● Problem: Omit pictures and quote the listing below line by line, from its start through the line that holds "2.317, 2.437, 2.56, 2.685, 2.81, 2.85, 0, 0, 0, 0, 0];".

● Supplied material:
◇ ◇ ◇ ◇
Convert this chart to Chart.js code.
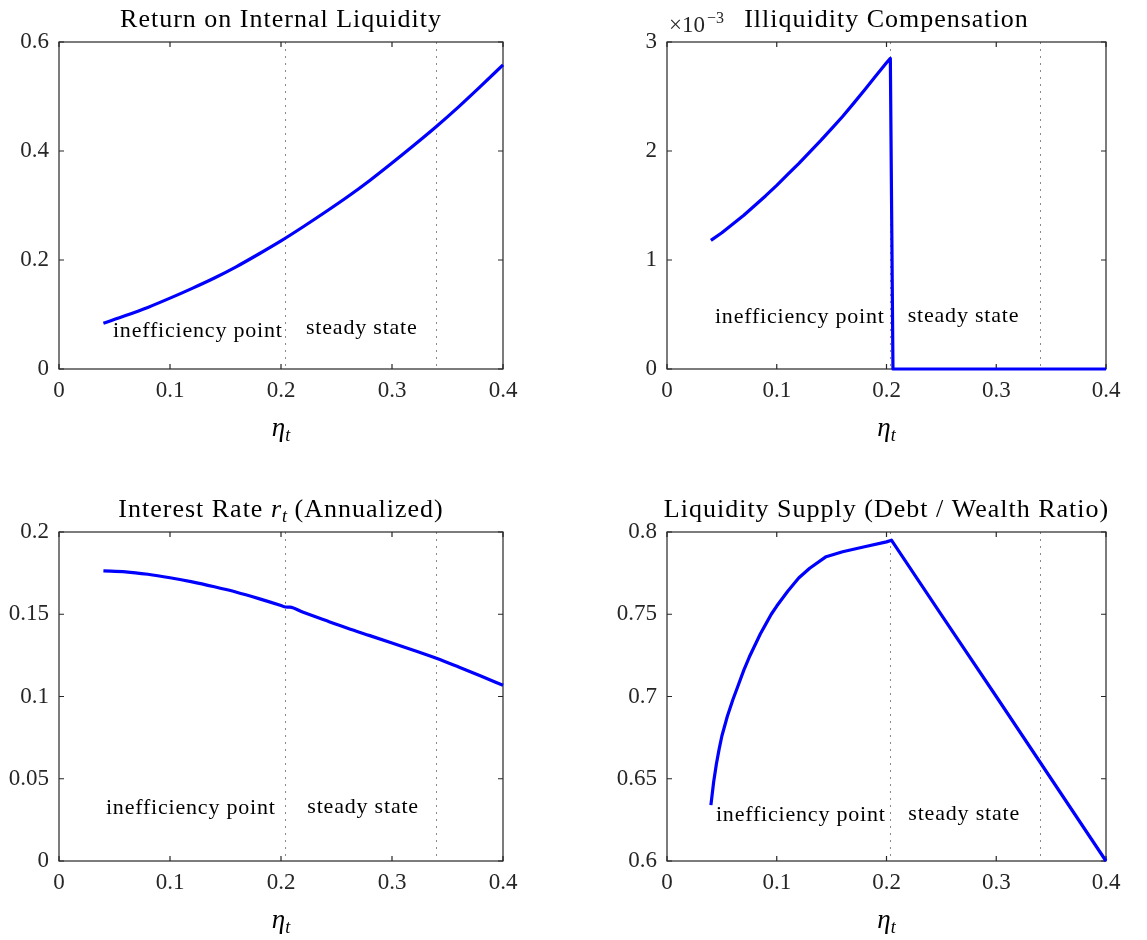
<!DOCTYPE html>
<html>
<head>
<meta charset="utf-8">
<script src="https://cdn.jsdelivr.net/npm/chart.js@4.4.1/dist/chart.umd.min.js"></script>
<style>
  html, body { margin: 0; padding: 0; background: #fff; }
  #fig { position: relative; width: 1147px; height: 940px; }
  canvas { position: absolute; }
</style>
</head>
<body>
<div id="fig">
  <canvas id="c1" width="573" height="470" style="left:0;top:0"></canvas>
  <canvas id="c2" width="574" height="470" style="left:573px;top:0"></canvas>
  <canvas id="c3" width="573" height="470" style="left:0;top:470px"></canvas>
  <canvas id="c4" width="574" height="470" style="left:573px;top:470px"></canvas>
</div>
<script>
// Repères verticaux : point d'inefficience et état stationnaire
const etaInefficiency = 0.2036;
const etaSteadyState = 0.34;

// Rendement de la liquidité interne
const etaReturn = [0.04, 0.06, 0.08, 0.10, 0.12, 0.14, 0.16, 0.18, 0.20, 0.22,
                   0.24, 0.26, 0.28, 0.30, 0.32, 0.34, 0.36, 0.38, 0.40];
const returnLiquidity = [0.084, 0.098, 0.113, 0.130, 0.148, 0.167, 0.188, 0.211, 0.235, 0.261,
                         0.288, 0.316, 0.346, 0.378, 0.411, 0.445, 0.481, 0.519, 0.558];

// Compensation d'illiquidité (en unités de 10^-3)
const etaComp = [0.04, 0.05, 0.06, 0.07, 0.08, 0.09, 0.10, 0.11, 0.12, 0.13, 0.14, 0.15,
                 0.16, 0.17, 0.18, 0.19, 0.20, 0.2035, 0.2059, 0.25, 0.30, 0.35, 0.40];
const illiquidityComp = [1.18, 1.25, 1.33, 1.41, 1.50, 1.59, 1.685, 1.785, 1.885, 1.99, 2.095, 2.205,
                         2.317, 2.437, 2.56, 2.685, 2.81, 2.85, 0, 0, 0, 0, 0];

// Taux d'intérêt annualisé
const etaRate = [0.04, 0.06, 0.08, 0.10, 0.12, 0.14, 0.16, 0.18, 0.20, 0.204, 0.208,
                 0.22, 0.24, 0.26, 0.28, 0.30, 0.32, 0.34, 0.36, 0.38, 0.40];
const interestRate = [0.1764, 0.1758, 0.1743, 0.1722, 0.1697, 0.1667, 0.1634, 0.1595, 0.1553, 0.1544, 0.1543,
                      0.1512, 0.1463, 0.1415, 0.1370, 0.1325, 0.1280, 0.1233, 0.1180, 0.1125, 0.1068];

// Offre de liquidité (ratio dette / richesse)
const etaSupply = [0.040, 0.0425, 0.045, 0.0475, 0.050, 0.055, 0.060, 0.065, 0.070, 0.075,
                   0.080, 0.085, 0.090, 0.095, 0.100, 0.110, 0.120, 0.130, 0.145, 0.160,
                   0.180, 0.200, 0.2045, 0.25, 0.30, 0.35, 0.40];
const debtWealth = [0.634, 0.648, 0.659, 0.668, 0.676, 0.688, 0.698, 0.707, 0.716, 0.724,
                    0.731, 0.738, 0.744, 0.750, 0.755, 0.764, 0.772, 0.778, 0.785, 0.788,
                    0.791, 0.794, 0.795, 0.7496, 0.700, 0.650, 0.600];

// Graduations
const xTicks = [0, 0.1, 0.2, 0.3, 0.4];

const FONT = "'Liberation Serif', 'Times New Roman', serif";
const INK = '#262626';

// Habillage façon MATLAB : cadre, graduations internes, titres, annotations
const decor = {
    id: 'decor',
    beforeDatasetsDraw(chart, args, opts) {
        const { ctx, chartArea: a, scales: { x, y } } = chart;
        ctx.save();
        // pointillés verticaux
        ctx.strokeStyle = '#8a8a8a';
        ctx.lineWidth = 1;
        ctx.setLineDash([2, 5]);
        [etaInefficiency, etaSteadyState].forEach(v => {
            const px = Math.round(x.getPixelForValue(v)) + 0.5;
            ctx.beginPath();
            ctx.moveTo(px, a.top);
            ctx.lineTo(px, a.bottom);
            ctx.stroke();
        });
        ctx.setLineDash([]);
        // cadre
        ctx.strokeStyle = INK;
        ctx.lineWidth = 1.2;
        ctx.strokeRect(a.left, a.top, a.right - a.left, a.bottom - a.top);
        // graduations vers l'intérieur
        const tl = 5;
        ctx.beginPath();
        x.ticks.forEach(t => {
            const px = x.getPixelForValue(t.value);
            ctx.moveTo(px, a.bottom); ctx.lineTo(px, a.bottom - tl);
            ctx.moveTo(px, a.top); ctx.lineTo(px, a.top + tl);
        });
        y.ticks.forEach(t => {
            const py = y.getPixelForValue(t.value);
            ctx.moveTo(a.left, py); ctx.lineTo(a.left + tl, py);
            ctx.moveTo(a.right, py); ctx.lineTo(a.right - tl, py);
        });
        ctx.stroke();
        ctx.restore();
    },
    afterDatasetsDraw(chart, args, opts) {
        const { ctx, chartArea: a, scales: { x, y } } = chart;
        ctx.save();
        ctx.fillStyle = '#000';
        ctx.textBaseline = 'alphabetic';
        ctx.textAlign = 'left';

        // titre (segments avec italique / indice)
        const segs = opts.title.map(s => {
            const size = s.sub ? 18 : 26;
            const font = (s.it ? 'italic ' : '') + size + 'px ' + FONT;
            ctx.font = font;
            ctx.letterSpacing = s.sub ? '0px' : '1px';
            return { ...s, font, w: ctx.measureText(s.t).width };
        });
        const total = segs.reduce((acc, s) => acc + s.w, 0);
        let cx = (a.left + a.right) / 2 - total / 2;
        const base = a.top - 15;
        segs.forEach(s => {
            ctx.font = s.font;
            ctx.letterSpacing = s.sub ? '0px' : '1px';
            ctx.fillText(s.t, cx, base + (s.sub ? 5 : 0));
            cx += s.w;
        });

        // facteur d'échelle
        if (opts.exponent) {
            ctx.letterSpacing = '0px';
            ctx.fillStyle = INK;
            ctx.font = '23px ' + FONT;
            ctx.fillText('\u00d710', a.left + 2, a.top - 10);
            const w = ctx.measureText('\u00d710').width;
            ctx.font = '16px ' + FONT;
            ctx.fillText('\u22123', a.left + 4 + w, a.top - 19);
        }

        // étiquette de l'axe x : eta_t
        ctx.fillStyle = '#000';
        ctx.letterSpacing = '0px';
        ctx.font = 'italic 27px ' + FONT;
        const wEta = ctx.measureText('\u03b7').width;
        ctx.font = 'italic 18px ' + FONT;
        const wT = ctx.measureText('t').width;
        const ex = (a.left + a.right) / 2 - (wEta + wT) / 2;
        ctx.font = 'italic 27px ' + FONT;
        ctx.fillText('\u03b7', ex, a.bottom + 67);
        ctx.font = 'italic 18px ' + FONT;
        ctx.fillText('t', ex + wEta, a.bottom + 72);

        // annotations
        ctx.font = '22px ' + FONT;
        ctx.letterSpacing = '0.8px';
        opts.notes.forEach(n => {
            ctx.fillText(n.text, x.getPixelForValue(n.x), y.getPixelForValue(n.y));
        });
        ctx.restore();
    }
};

function makeChart(id, cfg) {
    const canvas = document.getElementById(id);
    const W = canvas.width, H = canvas.height;
    const area = cfg.area;
    const tickFont = { family: FONT, size: 23 };
    return new Chart(canvas, {
        type: 'line',
        data: {
            datasets: [{
                data: cfg.x.map((v, i) => ({ x: v, y: cfg.y[i] })),
                borderColor: '#0000ff',
                borderWidth: 3.2,
                pointRadius: 0,
                tension: 0,
                cubicInterpolationMode: cfg.smooth ? 'monotone' : 'default',
                borderJoinStyle: 'round',
                borderCapStyle: 'butt',
                fill: false,
                clip: 6
            }]
        },
        options: {
            responsive: false,
            animation: false,
            devicePixelRatio: 1,
            layout: {
                padding: { left: 0, top: area.top, right: W - area.right, bottom: H - area.bottom - 40 }
            },
            plugins: {
                legend: { display: false },
                tooltip: { enabled: false },
                decor: { title: cfg.title, notes: cfg.notes, exponent: cfg.exponent }
            },
            scales: {
                x: {
                    type: 'linear',
                    min: 0, max: 0.4,
                    afterBuildTicks: s => { s.ticks = xTicks.map(v => ({ value: v })); },
                    ticks: {
                        font: tickFont, color: INK, padding: 8, maxRotation: 0,
                        callback: v => String(+v.toFixed(3))
                    },
                    grid: { display: false, drawTicks: false },
                    border: { display: false },
                    afterFit: s => { s.height = 40; }
                },
                y: {
                    type: 'linear',
                    min: cfg.yMin, max: cfg.yMax,
                    afterBuildTicks: s => { s.ticks = cfg.yTicks.map(v => ({ value: v })); },
                    ticks: {
                        font: tickFont, color: INK, padding: 10,
                        callback: v => String(+v.toFixed(3))
                    },
                    grid: { display: false, drawTicks: false },
                    border: { display: false },
                    afterFit: s => { s.width = area.left; }
                }
            }
        },
        plugins: [decor]
    });
}

makeChart('c1', {
    area: { left: 59, top: 42, right: 503, bottom: 369 },
    x: etaReturn, y: returnLiquidity, smooth: true,
    yMin: 0, yMax: 0.6, yTicks: [0, 0.2, 0.4, 0.6],
    title: [{ t: 'Return on Internal Liquidity' }],
    notes: [{ text: 'inefficiency point', x: 0.0486, y: 0.0596 },
            { text: 'steady state', x: 0.2225, y: 0.0637 }]
});

makeChart('c2', {
    area: { left: 94, top: 42, right: 533, bottom: 369 },
    x: etaComp, y: illiquidityComp, smooth: false,
    yMin: 0, yMax: 3, yTicks: [0, 1, 2, 3],
    exponent: true,
    title: [{ t: 'Illiquidity Compensation' }],
    notes: [{ text: 'inefficiency point', x: 0.0437, y: 0.419 },
            { text: 'steady state', x: 0.2193, y: 0.434 }]
});

makeChart('c3', {
    area: { left: 59, top: 62, right: 503, bottom: 391 },
    x: etaRate, y: interestRate, smooth: true,
    yMin: 0, yMax: 0.2, yTicks: [0, 0.05, 0.1, 0.15, 0.2],
    title: [{ t: 'Interest Rate ' }, { t: 'r', it: true }, { t: 't', it: true, sub: true }, { t: ' (Annualized)' }],
    notes: [{ text: 'inefficiency point', x: 0.0423, y: 0.0284 },
            { text: 'steady state', x: 0.2237, y: 0.029 }]
});

makeChart('c4', {
    area: { left: 94, top: 62, right: 533, bottom: 391 },
    x: etaSupply, y: debtWealth, smooth: false,
    yMin: 0.6, yMax: 0.8, yTicks: [0.6, 0.65, 0.7, 0.75, 0.8],
    title: [{ t: 'Liquidity Supply (Debt / Wealth Ratio)' }],
    notes: [{ text: 'inefficiency point', x: 0.0446, y: 0.6243 },
            { text: 'steady state', x: 0.2199, y: 0.6249 }]
});
</script>
</body>
</html>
◇ ◇ ◇ ◇
● Correct output:
Convert this chart to Chart.js code.
<!DOCTYPE html>
<html>
<head>
<meta charset="utf-8">
<script src="https://cdn.jsdelivr.net/npm/chart.js@4.4.1/dist/chart.umd.min.js"></script>
<style>
  html, body { margin: 0; padding: 0; background: #fff; }
  #fig { position: relative; width: 1147px; height: 940px; }
  canvas { position: absolute; }
</style>
</head>
<body>
<div id="fig">
  <canvas id="c1" width="573" height="470" style="left:0;top:0"></canvas>
  <canvas id="c2" width="574" height="470" style="left:573px;top:0"></canvas>
  <canvas id="c3" width="573" height="470" style="left:0;top:470px"></canvas>
  <canvas id="c4" width="574" height="470" style="left:573px;top:470px"></canvas>
</div>
<script>
// Repères verticaux : point d'inefficience et état stationnaire
const etaInefficiency = 0.2036;
const etaSteadyState = 0.34;

// Rendement de la liquidité interne
const etaReturn = [0.04, 0.06, 0.08, 0.10, 0.12, 0.14, 0.16, 0.18, 0.20, 0.22,
                   0.24, 0.26, 0.28, 0.30, 0.32, 0.34, 0.36, 0.38, 0.40];
const returnLiquidity = [0.084, 0.098, 0.113, 0.130, 0.148, 0.167, 0.188, 0.211, 0.235, 0.261,
                         0.288, 0.316, 0.346, 0.378, 0.411, 0.445, 0.481, 0.519, 0.558];

// Compensation d'illiquidité (en unités de 10^-3)
const etaComp = [0.04, 0.05, 0.06, 0.07, 0.08, 0.09, 0.10, 0.11, 0.12, 0.13, 0.14, 0.15,
                 0.16, 0.17, 0.18, 0.19, 0.20, 0.2035, 0.2059, 0.25, 0.30, 0.35, 0.40];
const illiquidityComp = [1.18, 1.25, 1.33, 1.41, 1.50, 1.59, 1.685, 1.785, 1.885, 1.99, 2.095, 2.205,
                         2.317, 2.437, 2.56, 2.685, 2.81, 2.85, 0, 0, 0, 0, 0];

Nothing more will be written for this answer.